More than anything else, the iPhone X seems to be offering luxury for its own sake. Apple will market it as the best phone in the world, a device from the future that channels the Jobsian creative spark of the past. It’s a phone for Apple’s most devoted fans, now a much larger group than it was in 2007. “I think it does have a sentimental value,” says mobile analyst Chetan Sharma. “Apple customers are die-hard. A large majority of them have been owning iPhones from the early days. … Having owned almost every version in the past, you’d want to own the 10th-anniversary one.”

There are other factors working in X’s favor. Apple’s previous effort to expand the screen size, the iPhone 6, was a smashing success. And last holiday, after several quarters of falling sales, the iPhone bounced back on the strength of the iPhone 7 Plus, its most expensive model. With more and more of our lives being organized through our phones rather than on desktops or tablets, a pricey smartphone is easier to rationalize. Even moreso when we’re upgrading our phones less often — according to Charma, the typical customer now upgrades their phone once every 35 months, compared to once every 18 months in 2010. He expects the device to outsell both the iPhone 8 and 8 Plus in Western markets, if there’s enough supply. “There’s a combination of pent-up demand, historic sentimental value … and being wedded to the Apple ecosystem,” he says. “This all plays very well into Apple’s hands.”

Even if Apple finds success with the X, its impact on the smartphone market won’t benefit all consumers. Unlike the gadgets of previous eras that skirted the line between “necessary” and “luxurious” (think desktop computers and television sets), smartphones have steadily been creeping up in price as their technology has improved. The Motorola Razr, arguably the first phone that doubled as a status symbol, debuted at $600 in 2004 but was selling for $99 by the end of 2005. (Apple simply stops manufacturing old phones, preventing them from falling to such prices.) The average worldwide retail price of a smartphone before the iPhone launched was $200; today it’s $310, according to data gathered by Sharma.
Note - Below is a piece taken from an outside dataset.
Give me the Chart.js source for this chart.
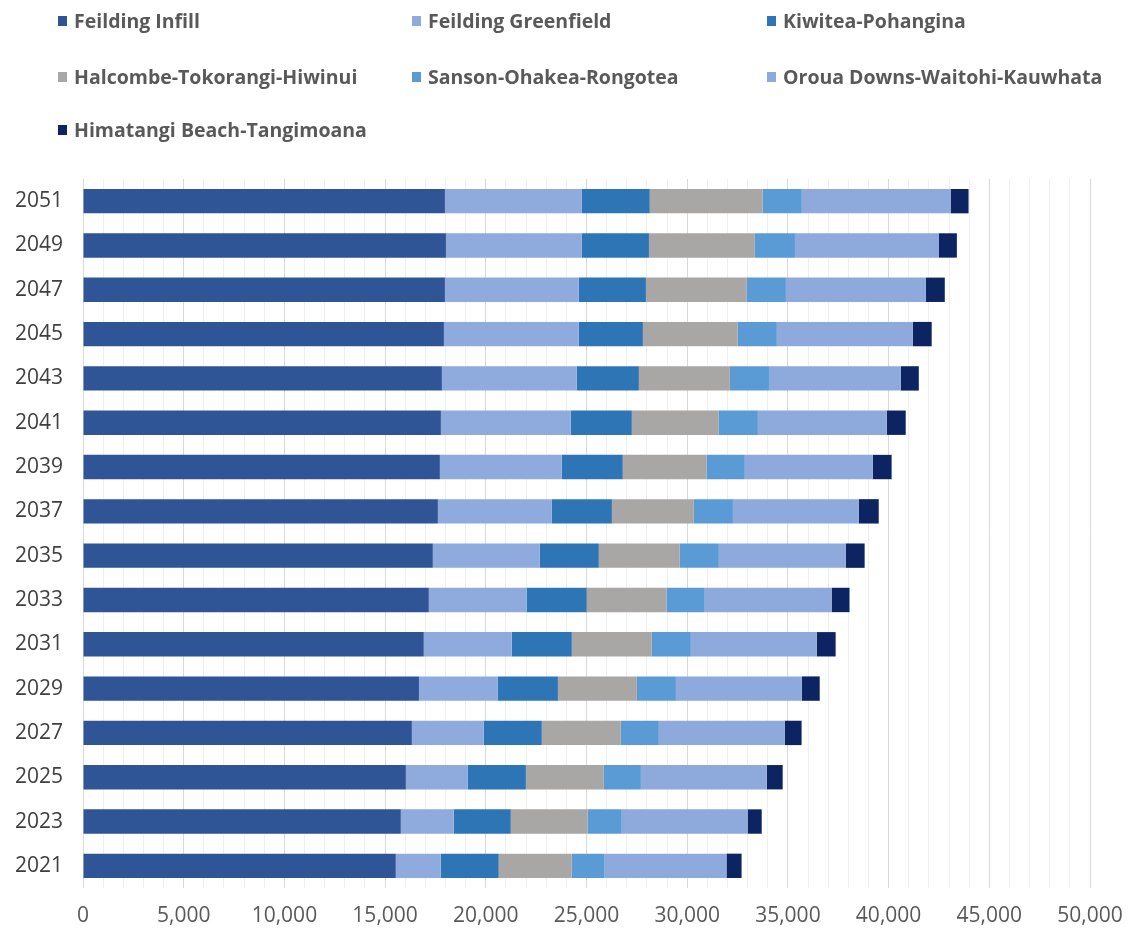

Apple is hellbent on keeping smartphones a high-margin business, and over the last decade it has trained customers to value its products for their prestige as well as their user-friendliness. While Steve Jobs had to beg forgiveness for a $200 price cut, Tim Cook tells people to be excited about a $250 price hike with a straight face. The company will continue to cram expensive tech into its devices, whether the average user wants it or not.